On January 8 (21), 1918 at a meeting between members of the Central Committee and Party workers Lenin gave detailed arguments proving the need to conclude peace even on these onerous terms. These arguments were expounded in his “Theses on the Question of the Immediate Conclusion of a Separate and Annexationist Peace” (see present edition, Vol. 26, pp. 442-44). Questions of war and peace were discussed at meetings of the Central Committee on January 11 (24), January 19 (February 1), January 21 (February 3), and on February 18, 22, 23 and 24, 1918. To prevent the collapse of the peace negotiations and to stop the adventuristic policy of the “Left Communists” and Trotsky being put into effect, Lenin got the Central Committee of the Party to pass a decision on the need for sustaining the peace negotiations for as long as possible and signing the peace terms only if the Germans should present an ultimatum. On January 27 (February 9), however, when the Germans demanded in the form of an ultimatum that the Soviet delegation should sign the peace terms they had proposed on January 5 (18), Trotsky, who was leading the Soviet delegation at this stage, ignored the Central Committee’s decision and in spite of Lenin’s demand refused to sign the peace treaty while stating simultaneously that Russia would cease waging war and would demobilise her army.

The German imperialists took advantage of this. On February 18, German troops broke the armistice agreement and launched an offensive all along the Russo-German front. The same day, on Lenin’s insistence the Party Central Committee passed a decision to sign the peace treaty with Germany. But on February 22, imperialist Germany presented a fresh ultimatum stipulating even more onerous and humiliating peace terms: in addition to the territory they had occupied the Germans demanded that Soviet Russia should cede provinces of Latvia and Estonia that were not in German hands, and that she should conclude peace wlth the Ukrainian Central Rada, withdraw Soviet troops from the Ukraine and Finland, pay Germany a huge indemnity and demobilise her army. On February 23 the Central Committee came out in favour of Lenin’s proposal to conclude peace immediately on the terms proposed by Germany. On the morning of February 24, the All-Russia Central Executive Committee and then the Council of People’s Commissars decided to accept the new peace terms, and this was immediately made known to the German Government. On March 1, 1918 the peace negotiations were reopened and the Peace Treaty was signed on March 3.

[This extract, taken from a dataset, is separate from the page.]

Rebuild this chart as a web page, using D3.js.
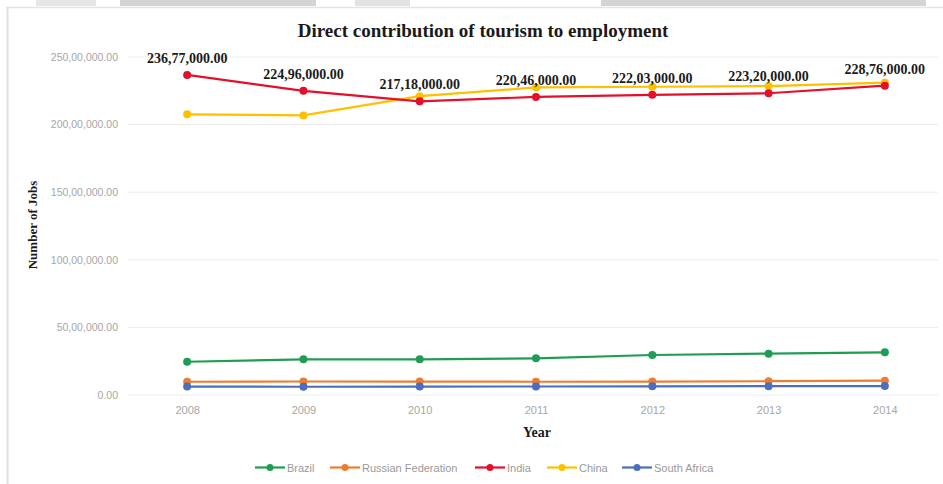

The revolution in Germany of November 1918 deposed Kaiser Wilhelm II and the Soviet Government was able to annul the Treaty of Brest.

[9] The Soviet Government published the secret diplomatic papers and the secret treaties between the tsarist government (and subsequently the bourgeois Provisional Government) of Russia and the governments of Britain, Franco, Italy, Japan, Austria-Hungary and otber imperialist powers, On November 10 (23), 1917 the newspapers began publishing these secret diplomatic papers and treaties, which afterwards appeared in the Collections of Secret Documents from the Archives of the Former Ministry for Foreign Affairs. Seven of these collections came out between December 1917 and February 1918.

[10] The reference is to the signed oath of loyalty to the tsar that was obligatory for deputies of the Third State Duma. Since refusal to take this oath meant losing the platform in the Duma that was needed to mobilise the proletariat for revolutionary struggle, the Social-Democrat deputies signed the oath along with the rest of the members of the Duma.

[11] The term “fleld revolution on a world-wide scale” was used by V. V. Obolensky (N. Osinsky) in the “Theses on the Question of War and Peace”, which he wrote for the meeting of the Party Central Committee on January 21 (February 3), 1918 and published on March 14 in the “Left Communist” newspaper Kommunist No. 8. Explaining what he meant by this term, Obolensky wrote: “Revolutionary war, as a field civil war, cannot resemble in character the regular military actions of national armies when they are carrying out strategic operations. . . . Military action assumes the character of guerrilla warfare (analogous to barricade fighting) and is mixed with class agitation.”

[12] Lenin appears to be referring to the period between the launching of the German offensive, on February 18, and the arrival of the Soviet delegation in Brest-Litovsk on February 28, 1918. The German offensive continued until March 3, the day the peace treaty was signed.

[13] The revolution in Finland which began on January 27, 1918 in response to a call from the leaders of the Social-Democratic Party of Finland, deposed Svinhufvud’s bourgeois government and placed power in the hands of the workers. On January 29 a revolutionary government of Finland was set up in the shape of the Council of People’s Representatives, which included E. Gylling, O. W. Kuusinen, Y. Sirola, A. Taimi and othcrs. This government’s most important acts were the passing of a law making land less peasants sole owners of the land they tilled, the freeing of the poorest sections of the population of all taxes the expropriation of enterprises belonging to owners who had fled the country, and the setting up of state control over private banks.

The proletarian revolution was victorious, however, only in the south of Finland. The Svinhufvud government made good its losses in the north of the country, where a build-up of counter-revolutionary forces took place, and appealed to the government of Kaiser Germany for aid. On May 2, 1918 German armed forces intervened and the workers’ revolution was crushed after a bitter civil was lasting three months. During the White Terror that ensued thousands of revolutionary workers and peasants were executed or tortured to death in prison.

[14] This refers to the resolution passed by the Moscow Regional Bureau of the R.S.D.L.P. on February 24, 1918. For a criticism of this anti-Party document see Lenin’s article Strange and Monstrous.